» TASK DATA:

[START]

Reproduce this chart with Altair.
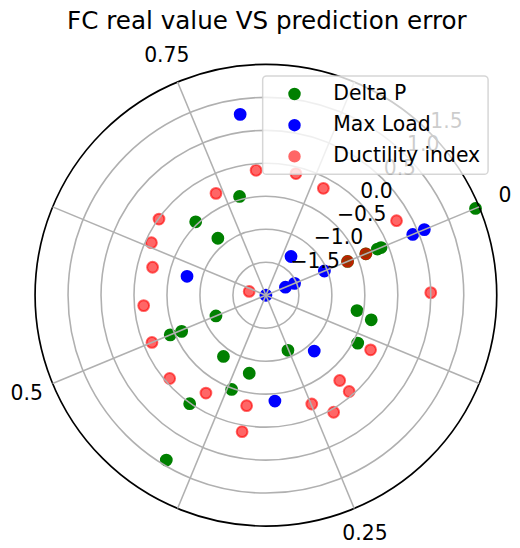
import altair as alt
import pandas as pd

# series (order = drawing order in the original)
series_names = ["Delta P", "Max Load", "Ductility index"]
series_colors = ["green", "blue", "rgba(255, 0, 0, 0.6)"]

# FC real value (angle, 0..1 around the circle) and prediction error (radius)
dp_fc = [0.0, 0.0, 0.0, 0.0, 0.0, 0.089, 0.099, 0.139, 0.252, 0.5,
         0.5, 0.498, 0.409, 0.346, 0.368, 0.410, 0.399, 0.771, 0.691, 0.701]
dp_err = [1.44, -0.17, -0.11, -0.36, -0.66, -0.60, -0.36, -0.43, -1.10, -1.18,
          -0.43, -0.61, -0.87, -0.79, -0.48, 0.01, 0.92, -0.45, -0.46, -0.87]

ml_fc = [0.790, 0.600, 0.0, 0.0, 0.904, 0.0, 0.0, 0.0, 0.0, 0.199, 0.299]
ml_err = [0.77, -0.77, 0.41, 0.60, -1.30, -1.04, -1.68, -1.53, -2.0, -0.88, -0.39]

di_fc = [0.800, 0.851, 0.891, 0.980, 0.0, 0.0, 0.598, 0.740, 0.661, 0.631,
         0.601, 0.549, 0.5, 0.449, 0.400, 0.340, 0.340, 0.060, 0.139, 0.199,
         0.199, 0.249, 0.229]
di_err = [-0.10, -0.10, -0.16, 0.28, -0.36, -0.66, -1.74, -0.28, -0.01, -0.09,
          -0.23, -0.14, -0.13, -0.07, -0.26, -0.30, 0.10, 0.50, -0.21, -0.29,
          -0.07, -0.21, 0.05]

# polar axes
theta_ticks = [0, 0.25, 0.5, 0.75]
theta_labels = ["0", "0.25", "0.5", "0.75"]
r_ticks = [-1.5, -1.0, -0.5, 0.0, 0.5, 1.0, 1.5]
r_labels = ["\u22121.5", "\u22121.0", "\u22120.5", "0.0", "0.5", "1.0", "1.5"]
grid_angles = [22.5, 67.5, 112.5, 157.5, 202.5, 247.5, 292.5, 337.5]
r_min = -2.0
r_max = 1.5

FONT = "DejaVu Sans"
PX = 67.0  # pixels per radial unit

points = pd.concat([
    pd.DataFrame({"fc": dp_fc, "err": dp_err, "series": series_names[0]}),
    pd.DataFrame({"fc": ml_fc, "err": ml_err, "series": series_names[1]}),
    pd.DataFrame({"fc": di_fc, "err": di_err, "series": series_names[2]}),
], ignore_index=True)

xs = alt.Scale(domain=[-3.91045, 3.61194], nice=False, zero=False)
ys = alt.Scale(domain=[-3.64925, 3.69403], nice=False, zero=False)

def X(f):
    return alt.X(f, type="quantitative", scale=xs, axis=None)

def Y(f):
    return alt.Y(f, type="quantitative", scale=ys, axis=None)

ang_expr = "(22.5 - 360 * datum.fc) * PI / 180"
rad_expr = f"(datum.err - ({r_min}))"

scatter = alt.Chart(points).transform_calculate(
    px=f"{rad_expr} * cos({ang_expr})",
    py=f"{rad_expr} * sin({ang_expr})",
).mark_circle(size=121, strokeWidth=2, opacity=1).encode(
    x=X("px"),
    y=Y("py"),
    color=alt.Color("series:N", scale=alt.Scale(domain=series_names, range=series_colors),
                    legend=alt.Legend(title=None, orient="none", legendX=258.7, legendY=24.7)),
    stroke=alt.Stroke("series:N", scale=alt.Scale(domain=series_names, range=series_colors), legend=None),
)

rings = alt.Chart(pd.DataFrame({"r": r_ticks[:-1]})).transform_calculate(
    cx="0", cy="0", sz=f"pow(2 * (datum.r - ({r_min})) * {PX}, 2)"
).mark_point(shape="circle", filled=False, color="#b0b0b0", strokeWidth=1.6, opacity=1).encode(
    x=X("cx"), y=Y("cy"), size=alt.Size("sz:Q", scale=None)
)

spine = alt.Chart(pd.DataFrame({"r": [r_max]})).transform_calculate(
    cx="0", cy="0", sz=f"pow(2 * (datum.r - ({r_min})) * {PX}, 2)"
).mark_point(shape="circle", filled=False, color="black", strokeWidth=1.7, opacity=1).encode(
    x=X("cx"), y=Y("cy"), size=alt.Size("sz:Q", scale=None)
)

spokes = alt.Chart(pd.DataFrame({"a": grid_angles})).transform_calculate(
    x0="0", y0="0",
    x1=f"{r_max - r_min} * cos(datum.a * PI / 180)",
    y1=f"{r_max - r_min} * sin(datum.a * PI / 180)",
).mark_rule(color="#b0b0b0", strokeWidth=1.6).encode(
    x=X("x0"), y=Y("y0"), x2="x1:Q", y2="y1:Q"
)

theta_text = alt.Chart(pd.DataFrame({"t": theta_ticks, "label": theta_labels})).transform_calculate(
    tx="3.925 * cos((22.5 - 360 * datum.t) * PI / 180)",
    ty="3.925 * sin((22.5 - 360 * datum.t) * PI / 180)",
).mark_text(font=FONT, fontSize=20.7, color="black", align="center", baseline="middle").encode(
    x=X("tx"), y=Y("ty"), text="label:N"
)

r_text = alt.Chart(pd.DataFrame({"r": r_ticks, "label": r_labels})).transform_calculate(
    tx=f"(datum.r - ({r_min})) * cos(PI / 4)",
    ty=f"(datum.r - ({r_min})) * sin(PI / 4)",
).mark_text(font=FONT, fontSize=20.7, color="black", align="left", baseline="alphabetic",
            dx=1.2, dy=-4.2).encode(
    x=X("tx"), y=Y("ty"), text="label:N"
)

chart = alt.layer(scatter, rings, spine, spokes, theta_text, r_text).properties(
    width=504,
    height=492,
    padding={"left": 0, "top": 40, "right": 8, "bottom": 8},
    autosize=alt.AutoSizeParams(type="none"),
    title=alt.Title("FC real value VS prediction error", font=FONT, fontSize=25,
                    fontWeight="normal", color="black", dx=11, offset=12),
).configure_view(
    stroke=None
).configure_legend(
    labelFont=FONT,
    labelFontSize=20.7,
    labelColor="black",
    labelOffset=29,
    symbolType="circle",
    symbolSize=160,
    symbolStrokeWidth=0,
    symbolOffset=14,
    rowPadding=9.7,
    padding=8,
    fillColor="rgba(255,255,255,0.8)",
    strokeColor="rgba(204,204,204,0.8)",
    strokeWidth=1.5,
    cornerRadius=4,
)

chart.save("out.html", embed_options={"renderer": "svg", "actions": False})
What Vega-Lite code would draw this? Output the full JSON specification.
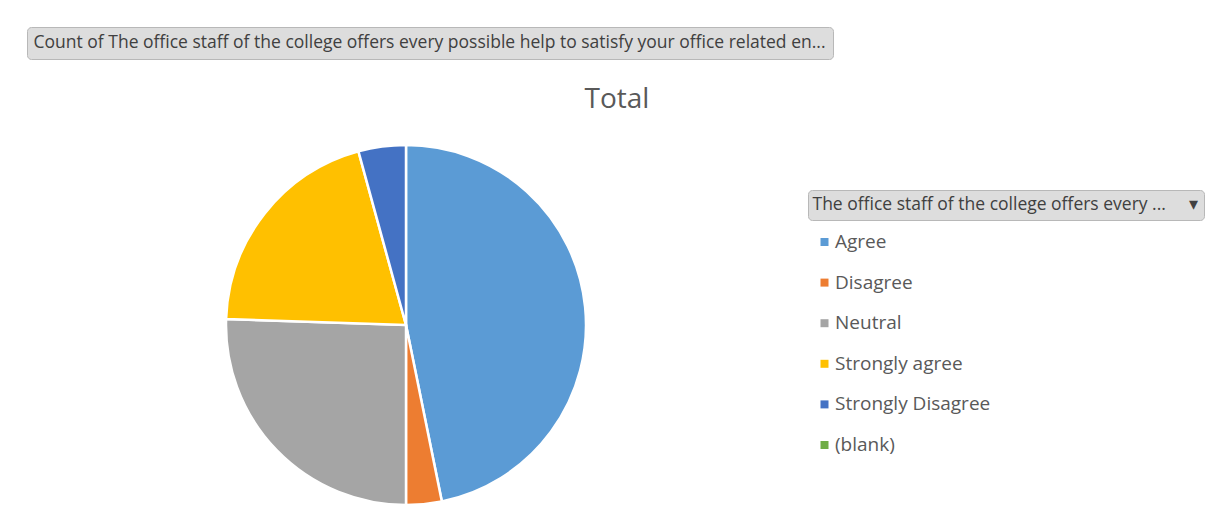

[END]

» YOUR INSTRUCTIONS:
The records above are to be reproduced exactly; the pictures are to be left out.

» THE SOLUTION:
Reproduce this chart with Altair.
import altair as alt
import pandas as pd

# series (order = drawing order in the original)
series_names = ["Delta P", "Max Load", "Ductility index"]
series_colors = ["green", "blue", "rgba(255, 0, 0, 0.6)"]

# FC real value (angle, 0..1 around the circle) and prediction error (radius)
dp_fc = [0.0, 0.0, 0.0, 0.0, 0.0, 0.089, 0.099, 0.139, 0.252, 0.5,
         0.5, 0.498, 0.409, 0.346, 0.368, 0.410, 0.399, 0.771, 0.691, 0.701]
dp_err = [1.44, -0.17, -0.11, -0.36, -0.66, -0.60, -0.36, -0.43, -1.10, -1.18,
          -0.43, -0.61, -0.87, -0.79, -0.48, 0.01, 0.92, -0.45, -0.46, -0.87]

ml_fc = [0.790, 0.600, 0.0, 0.0, 0.904, 0.0, 0.0, 0.0, 0.0, 0.199, 0.299]
ml_err = [0.77, -0.77, 0.41, 0.60, -1.30, -1.04, -1.68, -1.53, -2.0, -0.88, -0.39]

di_fc = [0.800, 0.851, 0.891, 0.980, 0.0, 0.0, 0.598, 0.740, 0.661, 0.631,
         0.601, 0.549, 0.5, 0.449, 0.400, 0.340, 0.340, 0.060, 0.139, 0.199,
         0.199, 0.249, 0.229]
di_err = [-0.10, -0.10, -0.16, 0.28, -0.36, -0.66, -1.74, -0.28, -0.01, -0.09,
          -0.23, -0.14, -0.13, -0.07, -0.26, -0.30, 0.10, 0.50, -0.21, -0.29,
          -0.07, -0.21, 0.05]

# polar axes
theta_ticks = [0, 0.25, 0.5, 0.75]
theta_labels = ["0", "0.25", "0.5", "0.75"]
r_ticks = [-1.5, -1.0, -0.5, 0.0, 0.5, 1.0, 1.5]
r_labels = ["\u22121.5", "\u22121.0", "\u22120.5", "0.0", "0.5", "1.0", "1.5"]
grid_angles = [22.5, 67.5, 112.5, 157.5, 202.5, 247.5, 292.5, 337.5]
r_min = -2.0
r_max = 1.5

FONT = "DejaVu Sans"
PX = 67.0  # pixels per radial unit

points = pd.concat([
    pd.DataFrame({"fc": dp_fc, "err": dp_err, "series": series_names[0]}),
    pd.DataFrame({"fc": ml_fc, "err": ml_err, "series": series_names[1]}),
    pd.DataFrame({"fc": di_fc, "err": di_err, "series": series_names[2]}),
], ignore_index=True)

xs = alt.Scale(domain=[-3.91045, 3.61194], nice=False, zero=False)
ys = alt.Scale(domain=[-3.64925, 3.69403], nice=False, zero=False)

def X(f):
    return alt.X(f, type="quantitative", scale=xs, axis=None)

def Y(f):
    return alt.Y(f, type="quantitative", scale=ys, axis=None)

ang_expr = "(22.5 - 360 * datum.fc) * PI / 180"
rad_expr = f"(datum.err - ({r_min}))"

scatter = alt.Chart(points).transform_calculate(
    px=f"{rad_expr} * cos({ang_expr})",
    py=f"{rad_expr} * sin({ang_expr})",
).mark_circle(size=121, strokeWidth=2, opacity=1).encode(
    x=X("px"),
    y=Y("py"),
    color=alt.Color("series:N", scale=alt.Scale(domain=series_names, range=series_colors),
                    legend=alt.Legend(title=None, orient="none", legendX=258.7, legendY=24.7)),
    stroke=alt.Stroke("series:N", scale=alt.Scale(domain=series_names, range=series_colors), legend=None),
)

rings = alt.Chart(pd.DataFrame({"r": r_ticks[:-1]})).transform_calculate(
    cx="0", cy="0", sz=f"pow(2 * (datum.r - ({r_min})) * {PX}, 2)"
).mark_point(shape="circle", filled=False, color="#b0b0b0", strokeWidth=1.6, opacity=1).encode(
    x=X("cx"), y=Y("cy"), size=alt.Size("sz:Q", scale=None)
)

spine = alt.Chart(pd.DataFrame({"r": [r_max]})).transform_calculate(
    cx="0", cy="0", sz=f"pow(2 * (datum.r - ({r_min})) * {PX}, 2)"
).mark_point(shape="circle", filled=False, color="black", strokeWidth=1.7, opacity=1).encode(
    x=X("cx"), y=Y("cy"), size=alt.Size("sz:Q", scale=None)
)

spokes = alt.Chart(pd.DataFrame({"a": grid_angles})).transform_calculate(
    x0="0", y0="0",
    x1=f"{r_max - r_min} * cos(datum.a * PI / 180)",
    y1=f"{r_max - r_min} * sin(datum.a * PI / 180)",
).mark_rule(color="#b0b0b0", strokeWidth=1.6).encode(
    x=X("x0"), y=Y("y0"), x2="x1:Q", y2="y1:Q"
)

theta_text = alt.Chart(pd.DataFrame({"t": theta_ticks, "label": theta_labels})).transform_calculate(
    tx="3.925 * cos((22.5 - 360 * datum.t) * PI / 180)",
    ty="3.925 * sin((22.5 - 360 * datum.t) * PI / 180)",
).mark_text(font=FONT, fontSize=20.7, color="black", align="center", baseline="middle").encode(
    x=X("tx"), y=Y("ty"), text="label:N"
)

r_text = alt.Chart(pd.DataFrame({"r": r_ticks, "label": r_labels})).transform_calculate(
    tx=f"(datum.r - ({r_min})) * cos(PI / 4)",
    ty=f"(datum.r - ({r_min})) * sin(PI / 4)",
).mark_text(font=FONT, fontSize=20.7, color="black", align="left", baseline="alphabetic",
            dx=1.2, dy=-4.2).encode(
    x=X("tx"), y=Y("ty"), text="label:N"
)

chart = alt.layer(scatter, rings, spine, spokes, theta_text, r_text).properties(
    width=504,
    height=492,
    padding={"left": 0, "top": 40, "right": 8, "bottom": 8},
    autosize=alt.AutoSizeParams(type="none"),
    title=alt.Title("FC real value VS prediction error", font=FONT, fontSize=25,
                    fontWeight="normal", color="black", dx=11, offset=12),
).configure_view(
    stroke=None
).configure_legend(
    labelFont=FONT,
    labelFontSize=20.7,
    labelColor="black",
    labelOffset=29,
    symbolType="circle",
    symbolSize=160,
    symbolStrokeWidth=0,
    symbolOffset=14,
    rowPadding=9.7,
    padding=8,
    fillColor="rgba(255,255,255,0.8)",
    strokeColor="rgba(204,204,204,0.8)",
    strokeWidth=1.5,
    cornerRadius=4,
)

chart.save("out.html", embed_options={"renderer": "svg", "actions": False})
What Vega-Lite code would draw this? Output the full JSON specification.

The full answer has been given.